Another special treat: The feedback sheet that customers are requested to complete on board at the end of the cruise, shortly before leaving the cabin, usually consists of a preprinted form with a barcode sticker affixed to it. The Canon team had the idea of developing a colorful brochure instead, in the Look-and-Feel of the Hapag-Lloyd Cruises brand. The address field is already filled in, and the feedback sheet contains a barcode that allows the machine-readable document to be automatically entered and allocated in the system. "A phenomenal idea, as this usually represents a predetermined breaking point," said one trade visitor at the Canon Concerto, an elegant lady who turned out to be an experienced customer service professional in the cruises sector. "This feedback brochure really encourages people to answer the questions seriously and conscientiously, so that customer feedback can be captured and evaluated in its entirety."
In the Cruise business, perfect customer service in the post-sales phase is crucial to ensure that customers have fond memories of their cruise, and feel that they are being taken seriously. This opens up a wealth of compelling approaches for other project ideas combining online and digital printing.
This is an ideal way to get the brand and its customers talking in a dialog that benefits all sides. Customer-focused communications concepts are no longer defeated by technology barriers. Everyone involved in the process (programmers, database and digital-printing specialists, marketing and communications professionals, designers/advertising professionals) benefit from a close, constructive and creative collaboration that imposes no limits on the imagination. All of it serves the goal of providing optimum service to customers through custom communications.
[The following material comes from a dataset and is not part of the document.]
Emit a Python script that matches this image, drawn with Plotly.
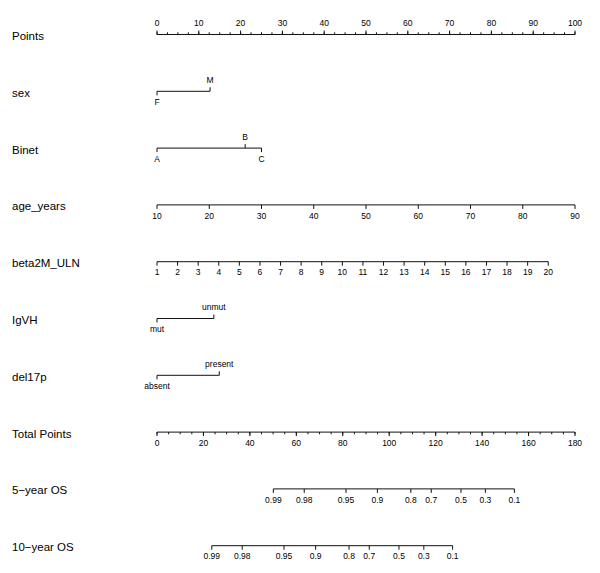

The pilot project has already been approved for continuation, and is designed such that Hapag-Lloyd Cruises can integrate new applications in its everyday communications at any time and as needed. The next few months will show how this can be done and what other applications may grow out of this. Incidentally, the Canon and Hapag-Lloyd Cruises' project was one of the most talked-about topics at the 6th Wertvolle Kommunikation ("Valuable Communications") Symposium, where nearly 30 top representatives from the brand, media and communications sectors were delighted to explore it in great detail. The bottom line: a perfect way to bring brands into dialog with each other!